2008 - Police fire tear gas at thousands of angry pro-Serb Montenegrins who pelt state buildings with rocks and flares to protest their government's recognition of Kosovo's independence. At least 34 are injured.

2009 - Russia publicly pushes back against U.S. efforts to threaten tough new sanctions if Iran fails to prove its nuclear program is peaceful, dealing an apparent setback to President Barack Obama's hopes for Moscow's backing for fresh penalties against Tehran.

2010 - With remarkable speed - and flawless execution - miner after miner climbs into a cramped cage deep beneath the Chilean earth, and is hoisted through 2,000 feet (610 meters) of rock and sees precious sunlight after the longest underground entrapment in history.

2011 - Raj Rajaratnam, the hedge fund billionaire at the center of the biggest insider-trading case in U.S. history, is sentenced to 11 years behind bars - the stiffest punishment ever handed out for the crime.

2012 - Iran says it is ready to show flexibility at nuclear talks to ease Western concerns over its contentious nuclear program as tensions rise in the standoff between the Islamic Republic, Israel and the West.

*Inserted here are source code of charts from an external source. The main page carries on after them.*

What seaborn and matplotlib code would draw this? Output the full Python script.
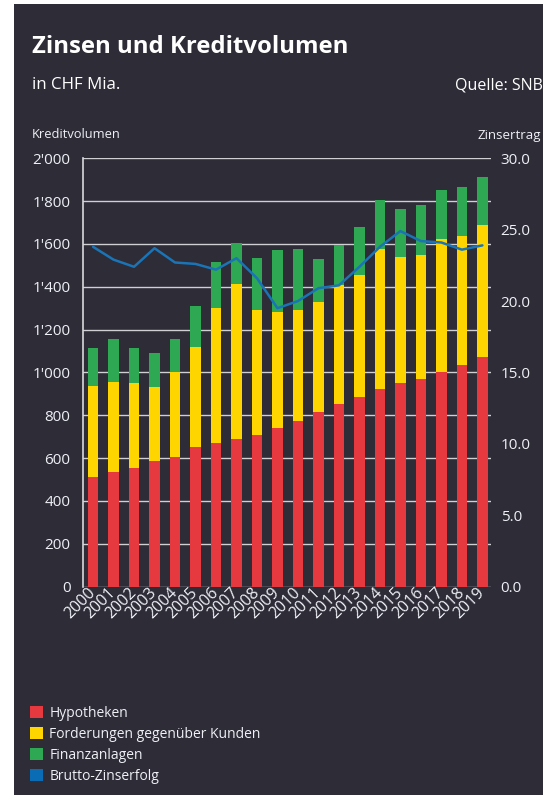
import numpy as np
import pandas as pd
import matplotlib
matplotlib.use("Agg")
import matplotlib.pyplot as plt
import seaborn as sns
from matplotlib.patches import Patch, Rectangle

years = [str(y) for y in range(2000, 2020)]
hypotheken = [513, 533, 552, 585, 604, 650, 669, 688, 707, 739, 772, 815, 854, 887, 924, 951, 970, 1002, 1034, 1072]
forderungen = [425, 424, 398, 346, 397, 468, 634, 726, 584, 545, 519, 514, 555, 570, 654, 590, 578, 623, 604, 616]
finanzanlagen = [178, 198, 166, 160, 154, 191, 212, 190, 243, 288, 287, 200, 188, 224, 227, 223, 235, 229, 230, 224]
zinserfolg = [23.8, 22.9, 22.4, 23.7, 22.7, 22.6, 22.2, 23.0, 21.6, 19.5, 20.0, 20.9, 21.1, 22.4, 23.8, 24.9, 24.2, 24.1, 23.6, 23.9]

left_ticks = [0, 200, 400, 600, 800, 1000, 1200, 1400, 1600, 1800, 2000]
left_labels = ["0", "200", "400", "600", "800", "1'000", "1'200", "1'400", "1'600", "1'800", "2'000"]
right_ticks = [0, 5, 10, 15, 20, 25, 30]
right_labels = ["0.0", "5.0", "10.0", "15.0", "20.0", "25.0", "30.0"]

series_labels = ["Hypotheken", "Forderungen gegenüber Kunden", "Finanzanlagen", "Brutto-Zinserfolg"]
c_red, c_yel, c_grn, c_blue = "#e6393f", "#ffd500", "#2ea853", "#0a6cb5"
c_line = "#1a74b6"
bg = "#2d2c37"
txt = "#eef0f6"

df = pd.DataFrame({
    "Jahr": years,
    "h": hypotheken,
    "hf": np.add(hypotheken, forderungen),
    "hff": np.add(np.add(hypotheken, forderungen), finanzanlagen),
    "z": zinserfolg,
    "pos": np.arange(len(years)),
})

sns.set_theme(style="dark")
plt.rcParams["font.family"] = ["Open Sans", "DejaVu Sans"]

W, H = 543, 795
fig = plt.figure(figsize=(W / 100, H / 100), dpi=100, facecolor="white")
fig.patches.append(Rectangle((14 / W, -0.01), 1.1, (H - 4) / H + 0.01, transform=fig.transFigure,
                             facecolor=bg, edgecolor="none", zorder=-10))

ax = fig.add_axes([83 / W, (H - 586.5) / H, (491 - 83) / W, (586.5 - 158.3) / H])
ax.set_zorder(1)
ax.set_facecolor(bg)
sns.barplot(data=df, x="Jahr", y="hff", color=c_grn, width=0.5, saturation=1, ax=ax, zorder=2)
sns.barplot(data=df, x="Jahr", y="hf", color=c_yel, width=0.5, saturation=1, ax=ax, zorder=3)
sns.barplot(data=df, x="Jahr", y="h", color=c_red, width=0.5, saturation=1, ax=ax, zorder=4)
for p in ax.patches:
    p.set_linewidth(0)

ax.set_ylim(0, 2000)
ax.set_yticks(left_ticks)
ax.set_yticklabels(left_labels)
ax.set_xlabel("")
ax.set_ylabel("")
ax.grid(axis="y", color="#cfcfd4", linewidth=1.0)
ax.grid(axis="x", visible=False)
ax.set_axisbelow(True)
for s in ["top", "right", "bottom"]:
    ax.spines[s].set_visible(False)
ax.spines["left"].set_color("#d8d8dc")
ax.spines["left"].set_linewidth(1.2)
ax.tick_params(axis="y", length=0, pad=9, labelsize=11, labelcolor=txt)
ax.tick_params(axis="x", length=0, pad=3, labelsize=11.5, labelcolor=txt)
for lab in ax.get_xticklabels():
    lab.set_rotation(45)
    lab.set_ha("right")
    lab.set_va("center")
    lab.set_rotation_mode("anchor")

ax2 = ax.twinx()
sns.lineplot(data=df, x="pos", y="z", color=c_line, linewidth=1.8, ax=ax2, zorder=5)
ax2.set_ylim(0, 30)
ax2.set_yticks(right_ticks)
ax2.set_yticklabels(right_labels)
ax2.set_ylabel("")
ax2.set_xlabel("")
ax2.grid(False)
for s in ax2.spines.values():
    s.set_visible(False)
ax2.tick_params(axis="y", length=0, pad=7, labelsize=11, labelcolor=txt)
ax.set_xlim(-0.49, 19.42)

fig.text(32 / W, 1 - 47 / H, "Zinsen und Kreditvolumen", color="white", fontsize=17.2,
         fontweight="bold", va="center", ha="left")
fig.text(32 / W, 1 - 85 / H, "in CHF Mia.", color="white", fontsize=12.2, va="center", ha="left")
fig.text(543 / W, 1 - 85 / H, "Quelle: SNB", color="white", fontsize=11.5, va="center", ha="right")
fig.text(32 / W, 1 - 135 / H, "Kreditvolumen", color=txt, fontsize=9.3, va="center", ha="left")
fig.text(477 / W, 1 - 135 / H, "Zinsertrag", color=txt, fontsize=9.5, va="center", ha="left")

handles = [Patch(facecolor=c, edgecolor="none") for c in [c_red, c_yel, c_grn, c_blue]]
leg = fig.legend(handles, series_labels, loc="upper left", bbox_to_anchor=(30 / W, 1 - 706 / H),
                 frameon=False, fontsize=10, handlelength=0.95, handleheight=0.95,
                 handletextpad=0.45, labelspacing=0.42, borderpad=0, borderaxespad=0)
for t in leg.get_texts():
    t.set_color(txt)

fig.savefig("out.png", dpi=100, facecolor="white")
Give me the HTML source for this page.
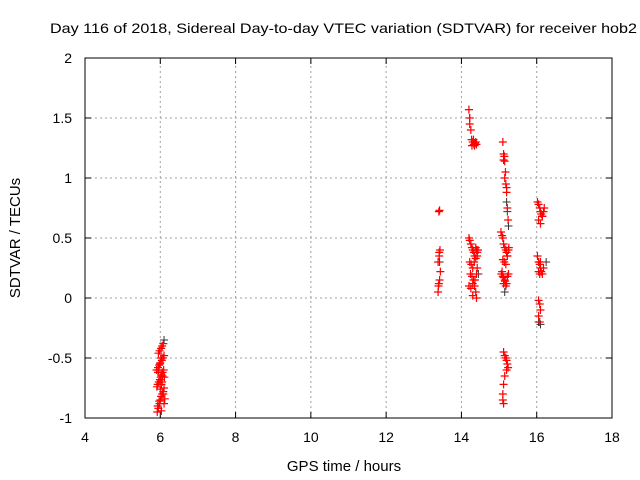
<!DOCTYPE html>
<html><head><meta charset="utf-8"><style>
body{margin:0;background:#fff}
svg{display:block;font-family:"Liberation Sans",sans-serif}
</style></head><body>
<svg id="c" width="640" height="480" xmlns="http://www.w3.org/2000/svg">
<text x="50" y="33" font-size="14" textLength="587" lengthAdjust="spacingAndGlyphs">Day 116 of 2018, Sidereal Day-to-day VTEC variation (SDTVAR) for receiver hob2</text>
<text x="344" y="471" font-size="15" text-anchor="middle">GPS time / hours</text>
<text transform="translate(20,238) rotate(-90)" font-size="15" text-anchor="middle">SDTVAR / TECUs</text>
<g id="grid"></g><g id="axes"></g><g id="blk"></g><g id="red"></g>
<rect x="85" y="58" width="527" height="360" fill="none" stroke="#000"/>
</svg>
<script>
const xTicks=[4,6,8,10,12,14,16,18];
const yTicks=[-1,-0.5,0,0.5,1,1.5,2];
const yTickLabels=["-1","-0.5","0","0.5","1","1.5","2"];
const blackX=[14.2,14.22,15.2,15.22,16.05,16.1,13.42,14.45,15.25,16.25,6.1,15.15];
const blackY=[1.57,1.5,0.8,0.72,-0.2,-0.22,0.3,0.2,0.6,0.3,-0.35,0.05];
const redX=[5.92,5.95,5.98,6.0,6.02,6.05,6.08,6.1,5.93,5.96,5.99,6.01,6.03,6.06,6.09,5.94,5.97,6.0,6.04,6.07,6.1,5.95,5.98,6.02,6.05,6.08,5.93,5.97,6.0,6.03,6.06,5.96,5.99,6.02,6.05,6.08,6.1,5.94,6.0,6.03,5.91,6.12,5.9,6.11,
13.38,13.4,13.42,13.44,13.38,13.41,13.43,13.4,13.42,13.39,13.41,
14.2,14.22,14.22,14.25,14.27,14.3,14.33,14.35,14.38,14.4,14.28,14.32,14.36,
14.2,14.22,14.25,14.28,14.3,14.33,14.35,14.38,14.4,14.42,14.22,14.26,14.3,14.34,14.38,14.42,14.24,14.28,14.32,14.36,14.4,14.3,14.35,14.38,14.2,14.25,14.3,14.4,14.42,14.44,
15.1,15.12,15.14,15.12,15.15,15.17,15.15,15.18,15.2,15.2,15.22,15.24,
15.05,15.08,15.1,15.12,15.15,15.18,15.2,15.22,15.25,15.1,15.14,15.18,15.22,15.26,15.06,15.1,15.15,15.2,15.25,15.08,15.12,15.16,15.22,15.12,15.18,
15.12,15.15,15.18,15.2,15.22,15.24,15.2,15.15,15.12,15.1,15.1,15.12,
16.02,16.05,16.08,16.1,16.12,16.15,16.18,16.2,16.05,16.1,16.15,
16.02,16.05,16.08,16.1,16.12,16.15,16.05,16.1,16.18,16.08,
16.05,16.08,16.1,16.05,16.08];
const redY=[-0.95,-0.92,-0.88,-0.85,-0.82,-0.8,-0.78,-0.75,-0.72,-0.7,-0.68,-0.66,-0.64,-0.62,-0.6,-0.58,-0.56,-0.54,-0.52,-0.5,-0.48,-0.46,-0.44,-0.42,-0.4,-0.38,-0.9,-0.86,-0.76,-0.72,-0.65,-0.6,-0.55,-0.5,-0.7,-0.8,-0.88,-0.62,-0.68,-0.94,-0.74,-0.84,-0.6,-0.66,
0.05,0.12,0.15,0.22,0.3,0.35,0.4,0.72,0.73,0.1,0.38,
1.57,1.5,1.45,1.4,1.32,1.3,1.28,1.27,1.3,1.28,1.27,1.32,1.29,
0.5,0.48,0.45,0.42,0.4,0.38,0.35,0.42,0.4,0.38,0.3,0.28,0.25,0.3,0.33,0.35,0.2,0.18,0.15,0.15,0.2,0.12,0.1,0.05,0.1,0.08,0.02,0.0,0.25,0.4,
1.3,1.2,1.18,1.15,1.14,1.05,1.0,0.95,0.92,0.88,0.75,0.65,
0.55,0.52,0.5,0.45,0.42,0.4,0.38,0.35,0.4,0.32,0.3,0.28,0.35,0.42,0.2,0.18,0.15,0.12,0.2,0.22,0.17,0.14,0.18,0.12,0.1,
-0.45,-0.48,-0.5,-0.52,-0.55,-0.58,-0.6,-0.65,-0.72,-0.8,-0.85,-0.88,
0.8,0.78,0.75,0.72,0.7,0.68,0.72,0.75,0.65,0.62,0.68,
0.35,0.3,0.28,0.25,0.22,0.2,0.22,0.3,0.25,0.2,
-0.02,-0.05,-0.1,-0.15,-0.2];
const X0=85,X1=612,Y0=418,Y1=58;
const xs=v=>X0+(v-4)/14*(X1-X0);
const ys=v=>Y0-(v+1)/3*(Y0-Y1);
const NS="http://www.w3.org/2000/svg";
function mk(t,a,p){const e=document.createElementNS(NS,t);for(const k in a)e.setAttribute(k,a[k]);p.appendChild(e);return e;}
const grid=document.getElementById('grid'),axes=document.getElementById('axes');
xTicks.forEach((t,i)=>{const x=xs(t);
 if(i>0&&i<xTicks.length-1){const l=mk('line',{x1:x,y1:Y0,x2:x,y2:Y1,stroke:'#a0a0a0','stroke-dasharray':'2,3'},grid);}
 mk('line',{x1:x,y1:Y0,x2:x,y2:Y0-6,stroke:'#000'},axes);mk('line',{x1:x,y1:Y1,x2:x,y2:Y1+6,stroke:'#000'},axes);
 const tx=mk('text',{x:x,y:Y0+24,'font-size':14,'text-anchor':'middle'},axes);tx.textContent=t;
 });
yTicks.forEach((t,i)=>{const y=ys(t);
 if(i>0&&i<yTicks.length-1){const l=mk('line',{x1:X0,y1:y,x2:X1,y2:y,stroke:'#a0a0a0','stroke-dasharray':'2,3'},grid);}
 mk('line',{x1:X0,y1:y,x2:X0+6,y2:y,stroke:'#000'},axes);mk('line',{x1:X1,y1:y,x2:X1-6,y2:y,stroke:'#000'},axes);
 const tx=mk('text',{x:X0-13,y:y+5,'font-size':14,'text-anchor':'end'},axes);tx.textContent=yTickLabels[i];
 });
function plus(g,x,y,c,w){const p=mk('path',{d:`M${x-4},${y}h8M${x},${y-4}v8`,stroke:c,'stroke-width':w,fill:'none'},g);return p;}
const blk=document.getElementById('blk'),red=document.getElementById('red');
blackX.forEach((v,i)=>{const p=plus(blk,xs(v),ys(blackY[i]),'#333',1);
 
 });
redX.forEach((v,i)=>{const p=plus(red,xs(v),ys(redY[i]),'#f00',1.2);
 
 });
</script>
</body></html>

2013 - Mass evacuations spare India the widespread deaths many had feared from a powerful cyclone that roared ashore over the weekend as the country sorts through the wreckage of flooded towns, tangled power lines and tens of thousands of destroyed thatch homes.

Today's Birthdays:

Yves Montand, Italian-born French singer-actor (1921-1991); Margaret Thatcher, British prime minister (1925--2013); Paul Simon, U.S. singer (1941--); Marie Osmond, U.S. actress/singer (1959--); Sacha Baron Cohen, British actor (1971--).